Justice of the Kentucky Supreme Court
- In office August 15, 2006 – August 9, 2007
- Preceded by: Martin E. Johnstone
- Succeeded by: Lisabeth Tabor Hughes

Judge of the Kentucky Court of Appeals
- In office November 23, 1998 – August 15, 2006
- Preceded by: Lisabeth Tabor Hughes
- Succeeded by: Thomas B. Wine

Judge of the 30th Kentucky Circuit Court
- In office July 1993 – November 23, 1998
- Preceded by: Martin E. Johnstone
- Succeeded by: Lisabeth Tabor Hughes
- In office January 2, 1984 – January 4, 1990
- Preceded by: Curtis G. Witten
- Succeeded by: Thomas J. Knopf

Judge of the 30th Kentucky District Court
- In office February 21, 1980 – January 2, 1984
- Preceded by: Himself
- Succeeded by: William L. Knpof
- In office January 2, 1978 – January 15, 1980
- Preceded by: Court established
- Succeeded by: Himself

Kentucky Secretary of Justice
- In office February 6, 1980 – February 14, 1980
- Governor: John Y. Brown Jr.
- Preceded by: Jack Smith
- Succeeded by: Neil Welch

Personal details
- Born: October 9, 1947 Indianapolis, Indiana, U.S.
- Died: August 23, 2007 (aged 59) Louisville, Kentucky, U.S.

= William E. McAnulty Jr. =

American judge (1947–2007)

William Eugene McAnulty Jr. (October 9, 1947 – August 23, 2007) was an American attorney and judge in Louisville, Kentucky who became the first African American justice on the Kentucky Supreme Court. He served on every level court in Kentucky.

== Early life and education ==
The son of a mailman, he attended Shortridge High School, Indiana University, and received a J.D. from the University of Louisville School of Law.

== Career ==
McAnulty became a juvenile court judge in Louisville in 1975, and was elected Jefferson County District Court judge in 1977. In 1980, he left the bench when Governor John Y. Brown Jr. named him state justice secretary, making him the first African-American to hold a cabinet-level post in Kentucky. However, he resigned a month later, saying that the position would force him to spend too much time away from his family; Brown immediately reappointed him to his former seat on the District Court. McAnulty was elected as a Jefferson County Circuit Court judge in 1983. His sister, Jean McAnulty Smith, recalled that on that particular Election Day, he decided to play one-on-one basketball against a 12-year-old neighbor, and McAnulty ended up attending his victory party on crutches. His basketball opponent was future NBA star Allan Houston. As a Circuit Court judge he presided over one of the high-profile and highly emotional Trinity murders cases, sentencing Victor Dewayne Taylor to death, despite McAnulty's own moral reservations about the death penalty.

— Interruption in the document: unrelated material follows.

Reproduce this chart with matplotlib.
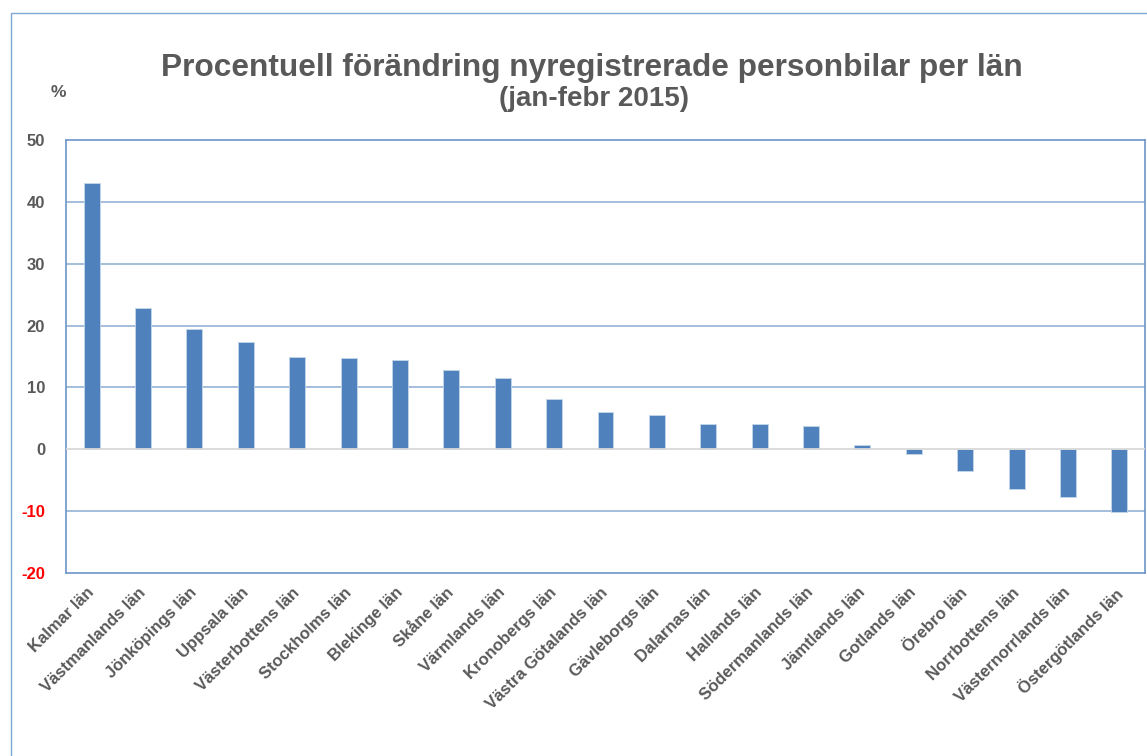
import matplotlib
matplotlib.use("Agg")
import matplotlib.pyplot as plt
from matplotlib.patches import Rectangle
import matplotlib.transforms as mtransforms

categories = ["Kalmar län", "Västmanlands län", "Jönköpings län", "Uppsala län",
              "Västerbottens län", "Stockholms län", "Blekinge län", "Skåne län",
              "Värmlands län", "Kronobergs län", "Västra Götalands län",
              "Gävleborgs län", "Dalarnas län", "Hallands län", "Södermanlands län",
              "Jämtlands län", "Gotlands län", "Örebro län", "Norrbottens län",
              "Västernorrlands län", "Östergötlands län"]
values = [43.0, 22.9, 19.5, 17.3, 14.9, 14.7, 14.5, 12.8, 11.6, 8.1, 6.0,
          5.6, 4.1, 4.1, 3.8, 0.7, -0.7, -3.5, -6.5, -7.7, -10.1]
yticks = [-20, -10, 0, 10, 20, 30, 40, 50]

title = "Procentuell förändring nyregistrerade personbilar per län"
subtitle = "(jan-febr 2015)"

plt.rcParams['font.family'] = ['Liberation Sans', 'DejaVu Sans']
GRAY = '#595959'
BLUE = '#4F81BD'
GRID = '#95B3D7'

fig = plt.figure(figsize=(11.47, 7.56), dpi=100)
fig.patches.append(Rectangle((11/1147, -0.5), 2, 0.5 + (756-13)/756,
                             transform=fig.transFigure, fill=False,
                             edgecolor='#7FA6D6', linewidth=1.0))

ax = fig.add_axes([66/1147, (756-573)/756, (1145-66)/1147, (573-140)/756])
x = list(range(len(categories)))
ax.bar(x, values, width=0.31, color=BLUE, edgecolor='#C6D6EA', linewidth=0.6, zorder=3)
ax.set_xlim(-0.5, len(categories) - 0.5)
ax.set_ylim(-20, 50)
ax.set_yticks(yticks)
ax.set_yticklabels([str(v) for v in yticks])
for lab, v in zip(ax.get_yticklabels(), yticks):
    lab.set_color('#FF0000' if v < 0 else GRAY)
    lab.set_fontweight('bold')
    lab.set_fontsize(12)
for v in yticks:
    if v == 0:
        ax.axhline(v, color='#D9D9D9', linewidth=1.3, zorder=4)
    elif v not in (-20, 50):
        ax.axhline(v, color=GRID, linewidth=1.2, zorder=1)
for s in ax.spines.values():
    s.set_color('#6C95C8')
    s.set_linewidth(1.2)
ax.tick_params(axis='y', length=0, pad=15)
ax.tick_params(axis='x', length=0, pad=0)
ax.set_xticks(x)
ax.set_xticklabels(categories, rotation=45, ha='right', va='top',
                   rotation_mode='anchor', fontsize=12, fontweight='bold', color=GRAY)
offset = mtransforms.ScaledTranslation(-5/100, -12/100, fig.dpi_scale_trans)
for lab in ax.get_xticklabels():
    lab.set_transform(lab.get_transform() + offset)

fig.text(592/1147, (756-75.7)/756, title, ha='center', va='baseline',
         fontsize=22.8, fontweight='bold', color=GRAY)
fig.text(594/1147, (756-106)/756, subtitle, ha='center', va='baseline',
         fontsize=20, fontweight='bold', color=GRAY)
fig.text(58/1147, (756-97)/756, "%", ha='center', va='baseline',
         fontsize=12.5, fontweight='bold', color=GRAY)

fig.savefig("out.png", dpi=100)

In 1990, he left the bench for private practice, but was re-elected to the Jefferson County Circuit Court in 1993 as chief judge. The Kentucky Trial Attorneys Association named McAnulty as the Henry V. Pennington Outstanding Judge of the Year in 1997. He was appointed to the Kentucky Court of Appeals in 1998, representing the 4th Appellate District, and wrote about 750 opinions in that position. In 2006, Governor Ernie Fletcher appointed McAnulty to the Kentucky Supreme Court. After his appointment he won election to a full 8-year term in November 2006. McAnulty was a longtime supporter of the Legal Aid Society of Louisville, he spoke at their office dedication ceremony in December 2006 and advocated in his position of Chair of the Metro United Way board for the establishment of their HIV/AIDS legal advocate program.

== Cancer ==
In June 2007, McAnulty was diagnosed with lung cancer that had spread to his brain. He blamed his illness on a 40-year smoking habit that he had finally kicked in December 2006, saying, "I'm paying the piper. I ain't a victim, and I ain't going to whine." He maintained a sense of humor during his illness; before surgery on July 11 to remove a lesion from the base of his brain, he joked with the attending neurosurgeon, "My only question was will this make me a UK fan or affect my political outlook. He assured me it won't, so I'm excited about that."

== Injury and death ==
After he fell and broke his collarbone, McAnulty stepped down from the bench in early August. He died in his home in Louisville's Highlands neighborhood on August 23, 2007, aged 59. A standing-room-only memorial service was held on August 26, 2007, in the Highland Presbyterian Church. He is buried at Cave Hill Cemetery in Louisville. A bust of Judge McAnulty was unveiled in the rotunda of the State Capitol in Frankfort, Kentucky, on February 11, 2010. The bust is located in the antechamber to the Supreme Court courtroom in the State Capitol.